I am a teenager however I am also the child of a child of the sixtied and I was raised on "hippie" music. Bob Dylan's music has been a great influence of late and I've thought this song to simply about the struggles and prejudices experienced in life, especially in that era. I think that the main meesage is that a hard rain is going to fall on everything, meaning that these horrible things going on aren't going to last long and the hammer is going to fall down and bring right into the world. In short, bring Beauty into this world and one day you will receive the same in return. Peace out;)

First time reading the lyrics | Reviewer: Anonymous | 9/10/11

For the record I've heard this song a million times but for whatever reason I decided to go through and read the lyrics while I listened to Edie Brickell's cover of it today.

Personally, Im not really religious, but it certaintly feels like Dylan uses a religious theme in this song.

It seems like he depicts the "blue eyed son" similar to Jesus, or another "pure / innocent" blue-eyed son, going out and exploring the world and finding nothing but hard, sad, and lonely places & people.

This theme progresses and finishes with the blue-eyed son choosing hope & giving, over everything else by proclaiming to go back out into the dark world, specifically to poor & needy where he will do his thing :)

Regardless of my virgin analysis, this is an awesome song.
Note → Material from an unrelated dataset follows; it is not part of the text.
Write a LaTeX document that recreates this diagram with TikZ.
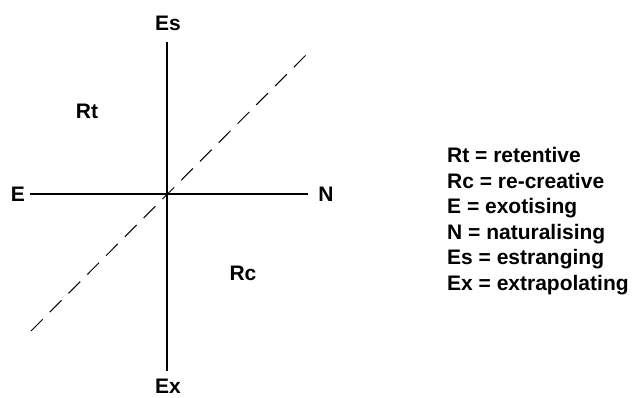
\documentclass[tikz,border=0pt]{standalone}
\usepackage{fontspec}
\setmainfont{Liberation Sans}
\usetikzlibrary{positioning}
\tikzset{
    every node/.style={font=\fontsize{21}{25.6}\selectfont\bfseries},
    axis/.style={draw=black,line width=1.1pt},
    diag/.style={draw=black,line width=1pt,dash pattern=on 16.6pt off 10pt},
    pole/.style={inner sep=0pt},
    zone/.style={inner sep=0pt},
    legend/.style={align=left,inner sep=0pt,anchor=north west}
}
\begin{document}
\begin{tikzpicture}[x=1pt,y=-1pt]
\useasboundingbox (0,0) rectangle (635,397);
% axes
\coordinate (O) at (167,194);
\coordinate (top) at (167,42);
\coordinate (bot) at (167,371);
\coordinate (left) at (30,194);
\coordinate (right) at (308,194);
\coordinate (dlo) at (31,331);
\coordinate (dhi) at (306,55);
\node[pole] (Es) at (168,23) {Es};
\node[pole] (Ex) at (168,386) {Ex};
\node[pole] (E) at (18,194) {E};
\node[pole] (N) at (326,194) {N};
\node[zone] (Rt) at (87,111) {Rt};
\node[zone] (Rc) at (243,273) {Rc};
\draw[axis] (top) -- (bot);
\draw[axis] (left) -- (right);
\draw[diag] (dlo) -- (dhi);
% key
\node[legend] (key) at (447,147) {Rt = retentive\\
Rc = re-creative\\
E = exotising\\
N = naturalising\\
Es = estranging\\
Ex = extrapolating};
\end{tikzpicture}
\end{document}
Dylan will keep impressing new generations forever probably.

And like "an awakening | Reviewer: Anonymous | 12/22/10" said, it was hopeful to hear promising comments coming from other people on this board.

Peace to all,

Jim / Jimmy / James

Thank you, Peter, from 6 years ago | Reviewer: kaya823 | 5/2/11

Still true, always true, so chillingly prophetic to hear this song, and even more so every year. Thank you for writing this note then. Today is a historically important day, as well.
God bless,

an awakening | Reviewer: Anonymous | 12/22/10

As a child of the fifties and sixties, i remember this song well. I saw it as an anthem at the time, of those of us who believed in social justice.
Playing it again, I found myself singing in an Irish Brogue. It suits the lyric nicely. "I met a young girl, she gave me a rainbow"...It struck me that Dylan was bridging the gap between young white socially conscious kids and the traditions of the oppressed peoples of all cultures.
You can interpret the lyrics as you see fit. Like any great poem, it awakens the individual in all of us.
As he noted on the back of the album Bringing It Back Home": "A song is anything that can walk by itself"...This song not only walks, but carries us with it into this dark, turbulent world, where there is also hope, and beauty.

Peace to all, especially the younger reviewers, whose words fill me with hope and passion.
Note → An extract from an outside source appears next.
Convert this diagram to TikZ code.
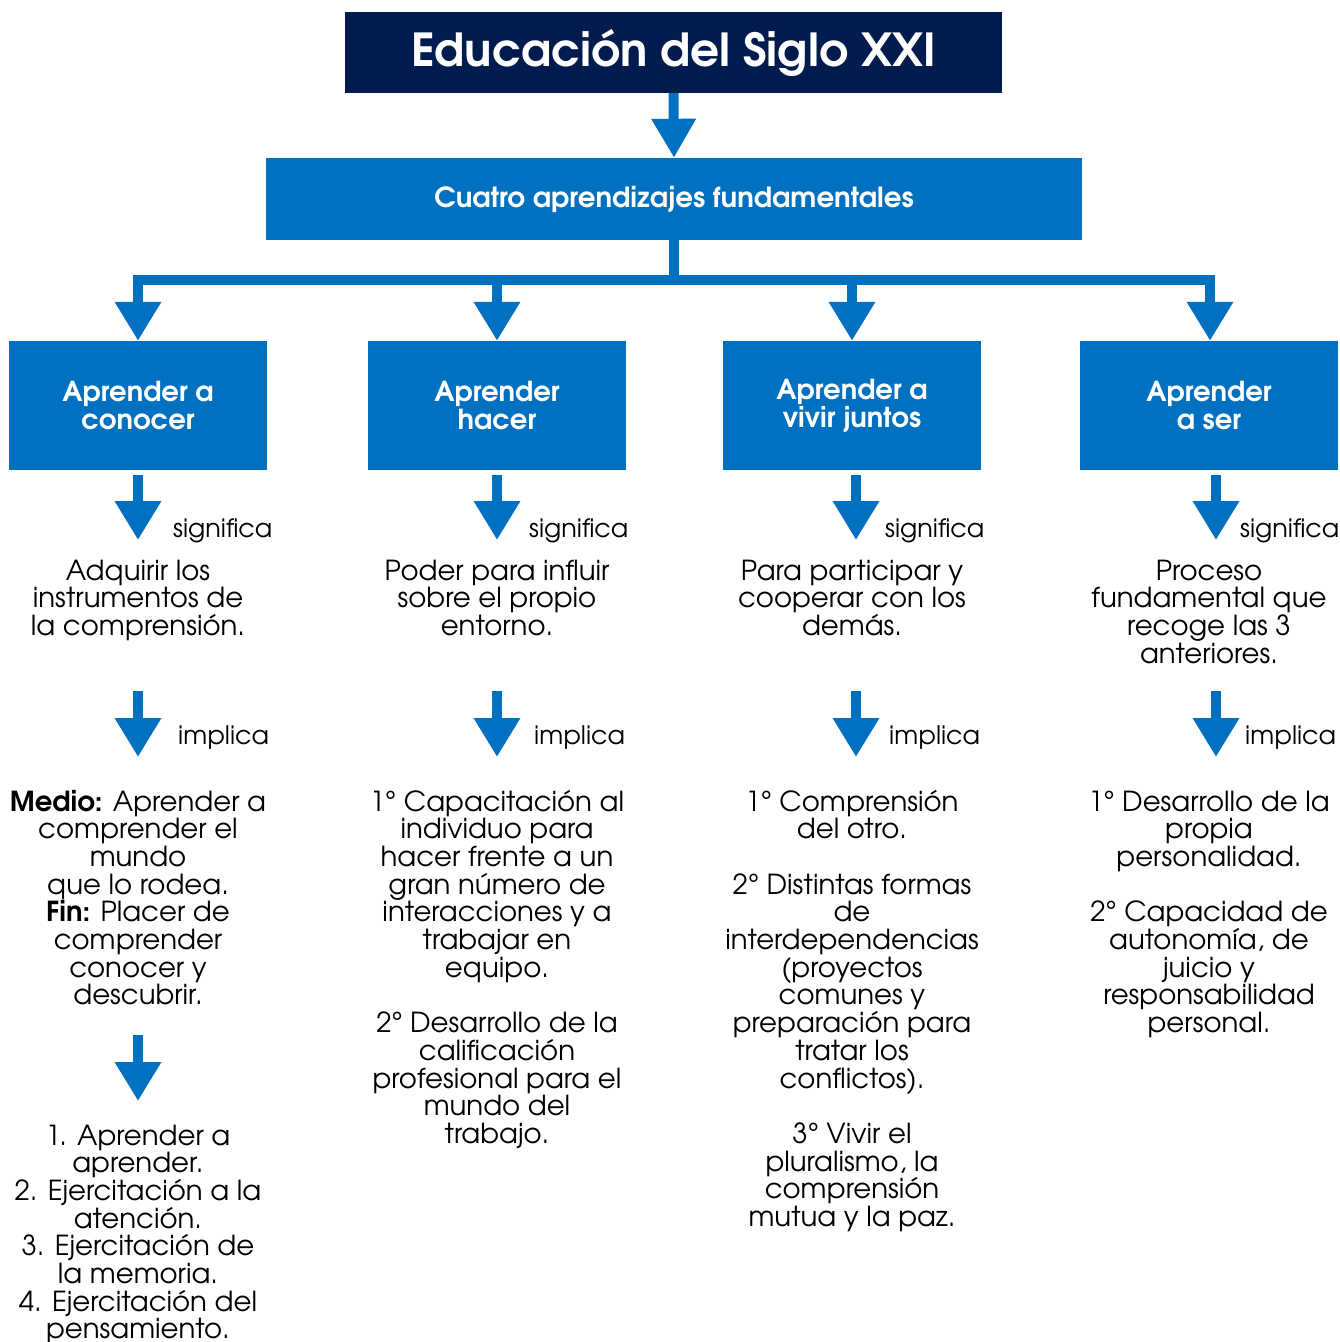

Total genious: Dylan | Reviewer: Pratik Shrestha | 8/18/10

I'm a teenager... And I'm hell into Dylan. On this, I agree completely with Maddy... Dylan's words cut down deep into our heart and touch our soul. My fav line from the lyrics is
"I met one man who was wounded in love
I met another man who was wounded in hatred"

white ladder | Reviewer: ryan | 10/24/08

i think madison's interpretation of the line about the ladder was very good, i also believe he called it a white ladder b/c of the white supremacy over african americans in that time, and all black ppl had to struggle to climb it. it is a very good song and my hat's off to dylan.
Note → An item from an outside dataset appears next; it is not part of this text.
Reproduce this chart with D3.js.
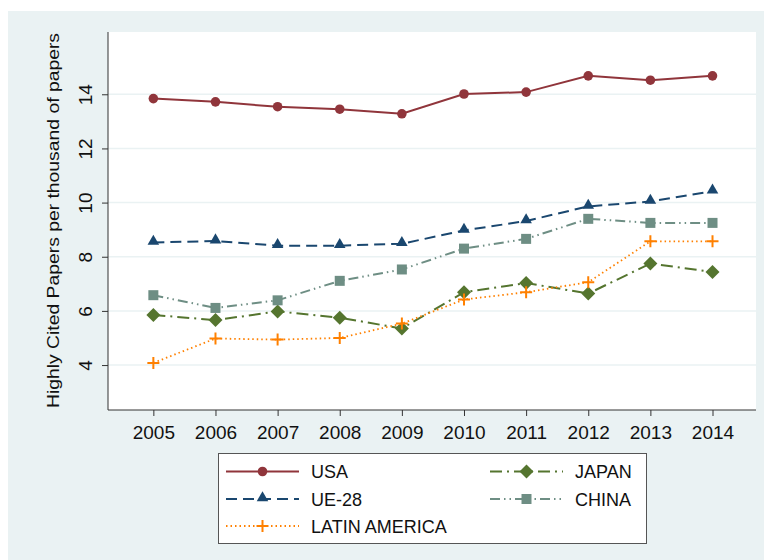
<!DOCTYPE html>
<html>
<head>
<meta charset="utf-8">
<script src="https://cdn.jsdelivr.net/npm/d3@7"></script>
<style>
  body { margin: 0; background: #fff; }
  svg { display: block; font-family: Arial, "Liberation Sans", sans-serif; }
</style>
</head>
<body>
<svg id="chart" width="764" height="560"></svg>
<script>
// values
var years = [2005, 2006, 2007, 2008, 2009, 2010, 2011, 2012, 2013, 2014];
var usa    = [13.84, 13.72, 13.54, 13.45, 13.28, 14.01, 14.08, 14.68, 14.52, 14.68];
var ue28   = [8.53, 8.58, 8.41, 8.41, 8.48, 8.97, 9.32, 9.86, 10.04, 10.42];
var japan  = [5.85, 5.66, 5.98, 5.75, 5.35, 6.69, 7.03, 6.64, 7.75, 7.44];
var china  = [6.58, 6.11, 6.39, 7.11, 7.53, 8.30, 8.66, 9.40, 9.25, 9.25];
var latam  = [4.08, 4.98, 4.94, 5.00, 5.53, 6.42, 6.69, 7.06, 8.57, 8.57];
var yTicks = [4, 6, 8, 10, 12, 14];
var yTitle = "Highly Cited Papers per thousand of papers";

var series = [
  {name: "USA", values: usa, color: "#90353b", dash: null, marker: "circle", lx: 226, row: 0},
  {name: "UE-28", values: ue28, color: "#1a476f", dash: "11,6", marker: "triangle", lx: 226, row: 1},
  {name: "LATIN AMERICA", values: latam, color: "#ff8000", dash: "1.5,3", marker: "plus", lx: 226, row: 2},
  {name: "JAPAN", values: japan, color: "#55752f", dash: "12,5,2,5", marker: "diamond", lx: 490, row: 0},
  {name: "CHINA", values: china, color: "#6e8e84", dash: "10,4,1.5,4,1.5,4", marker: "square", lx: 490, row: 1}
];

var svg = d3.select("#chart");

// graph region background
svg.append("rect")
  .attr("x", 8).attr("y", 11)
  .attr("width", 756).attr("height", 549)
  .attr("fill", "#eaf2f3");

var plotL = 108, plotR = 756, plotT = 32, plotB = 410;

svg.append("rect")
  .attr("x", plotL).attr("y", plotT)
  .attr("width", plotR - plotL).attr("height", plotB - plotT)
  .attr("fill", "#fff");

var x = d3.scaleLinear().domain([2004.27, 2014.7]).range([plotL, plotR]);
var y = d3.scaleLinear().domain([2.34, 16.3]).range([plotB, plotT]);

// grid
svg.append("g").selectAll("line")
  .data(yTicks).enter().append("line")
  .attr("x1", plotL).attr("x2", plotR)
  .attr("y1", function(d) { return y(d); })
  .attr("y2", function(d) { return y(d); })
  .attr("stroke", "#eaf2f3")
  .attr("stroke-width", 1.5);

// y axis
var yAxis = svg.append("g")
  .attr("transform", "translate(" + plotL + ",0)")
  .call(d3.axisLeft(y).tickValues(yTicks).tickSize(6).tickSizeOuter(0).tickFormat(d3.format("d")));
yAxis.select(".domain").attr("stroke", "#333").attr("d", "M0," + plotT + "V" + plotB);
yAxis.selectAll(".tick line").attr("stroke", "#333");
yAxis.selectAll(".tick text")
  .attr("x", null).attr("dy", null)
  .attr("transform", "translate(-16,0) rotate(-90)")
  .attr("text-anchor", "middle")
  .attr("font-size", 19)
  .attr("fill", "#111");

// x axis
var xAxis = svg.append("g")
  .attr("transform", "translate(0," + plotB + ")")
  .call(d3.axisBottom(x).tickValues(years).tickSize(6).tickSizeOuter(0).tickFormat(d3.format("d")));
xAxis.select(".domain").attr("stroke", "#333").attr("d", "M" + plotL + ",0H" + plotR);
xAxis.selectAll(".tick line").attr("stroke", "#333");
xAxis.selectAll(".tick text")
  .attr("y", 29).attr("dy", null)
  .attr("font-size", 19)
  .attr("fill", "#111");

// y title
svg.append("text")
  .attr("transform", "translate(58.5,220.5) rotate(-90)")
  .attr("text-anchor", "middle")
  .attr("font-size", 17)
  .attr("textLength", 375)
  .attr("lengthAdjust", "spacingAndGlyphs")
  .attr("fill", "#111")
  .text(yTitle);

var triangle = d3.symbol().type(d3.symbolTriangle).size(58);
var square = d3.symbol().type(d3.symbolSquare).size(100);
var diamond = d3.symbol().type(d3.symbolSquare).size(98);
var circle = d3.symbol().type(d3.symbolCircle).size(72);

drawMarker = function(g, kind, color, cx, cy) {
  if (kind == "plus") {
    g.append("path")
      .attr("d", "M" + (cx - 6) + "," + cy + "H" + (cx + 6) + "M" + cx + "," + (cy - 6) + "V" + (cy + 6))
      .attr("stroke", color).attr("stroke-width", 2).attr("fill", "none");
    return;
  }
  var p = g.append("path").attr("fill", color);
  if (kind == "circle") p.attr("d", circle()).attr("transform", "translate(" + cx + "," + cy + ")");
  if (kind == "square") p.attr("d", square()).attr("transform", "translate(" + cx + "," + cy + ")");
  if (kind == "triangle") p.attr("d", triangle()).attr("transform", "translate(" + cx + "," + (cy - 1) + ")");
  if (kind == "diamond") p.attr("d", diamond()).attr("transform", "translate(" + cx + "," + cy + ") rotate(45)");
}

var line = d3.line()
  .x(function(d, i) { return x(years[i]); })
  .y(function(d) { return y(d); });

// draw order as in the original: USA, UE-28, JAPAN, CHINA, LATIN AMERICA
var order = [0, 1, 3, 4, 2];
order.forEach(function(k) {
  var s = series[k];
  var g = svg.append("g");
  g.append("path")
    .attr("d", line(s.values))
    .attr("fill", "none")
    .attr("stroke", s.color)
    .attr("stroke-width", s.marker == "plus" ? 1.8 : 2)
    .attr("stroke-dasharray", s.dash);
  s.values.forEach(function(v, i) {
    drawMarker(g, s.marker, s.color, x(years[i]), y(v));
  });
});

// legend
svg.append("rect")
  .attr("x", 218.5).attr("y", 453.5)
  .attr("width", 428).attr("height", 90)
  .attr("fill", "#fff")
  .attr("stroke", "#555")
  .attr("stroke-width", 1);

var rowY = [471.5, 499, 526];
series.forEach(function(s) {
  var g = svg.append("g");
  var cy = rowY[s.row];
  g.append("line")
    .attr("x1", s.lx).attr("x2", s.lx + 73)
    .attr("y1", cy).attr("y2", cy)
    .attr("stroke", s.color)
    .attr("stroke-width", s.marker == "plus" ? 1.8 : 2)
    .attr("stroke-dasharray", s.dash);
  drawMarker(g, s.marker, s.color, s.lx + 36.5, cy);
  g.append("text")
    .attr("x", s.lx + 85).attr("y", cy + 6.5)
    .attr("font-size", 18)
    .attr("fill", "#111")
    .text(s.name);
});
</script>
</body>
</html>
:) | Reviewer: Madison Voris | 10/11/08

hi everyone,
My name is Madison, i am a senior in high school, and i have jut started really getting into Bob Dylans music. This song is so amazing words cant describe how it makes me feel. The lyrics are so meaningful and deep, Bob Dylan is such an amazing singer and song writer! i love the line "I saw a white ladder all covered with water," this is so amazing! to me the ladder represents oportunity, and the water represents struggles, if a ladder is covered in water it is going to be hard to climb. In the 1960's it was really hard for a black person to get good jobs and earn good money, to me they were the ones who had water on white ladders. I dont really know what you might think about it, i could be wronge. i am just so excited that i have taken the time to really listen to Bob Dylan. He has many great messages to share! I also love the unigunes of his voice! It makes every song even more intertesting. Most singers these days focus on the sound of their voices and beat, but Bob was different he focued on his yrics, and truley sent a message that will never be forgotten!
I adore him!

-Madi :)

A Hard Rain's A-Gonna Fall | Reviewer: jesus Velderrain | 1/6/08

I just bought Ann Wilson's first ever solo album in which A Hard Rain's A-Gonna Fall is included. As I was listening to the song I knew immediately that it was a Bob Dylan's song. I am just mesmerized by its lyrics and and the way the song is executed by one of the finest voices I have ever heard.

Like A Rolling Stone | Reviewer: danny johnson | 10/1/07

I have listened to Hard Rain's Gonna Fall since I was a teenager in the 1990's and even when I heard it, it was well over 40 years old and should probably have been long forgotten. But age does nothing to lessen the appeal of this song and even to this day, I am amazed at how many children actually like Bob Dylan. Arguably one of the better singer/song writers ever.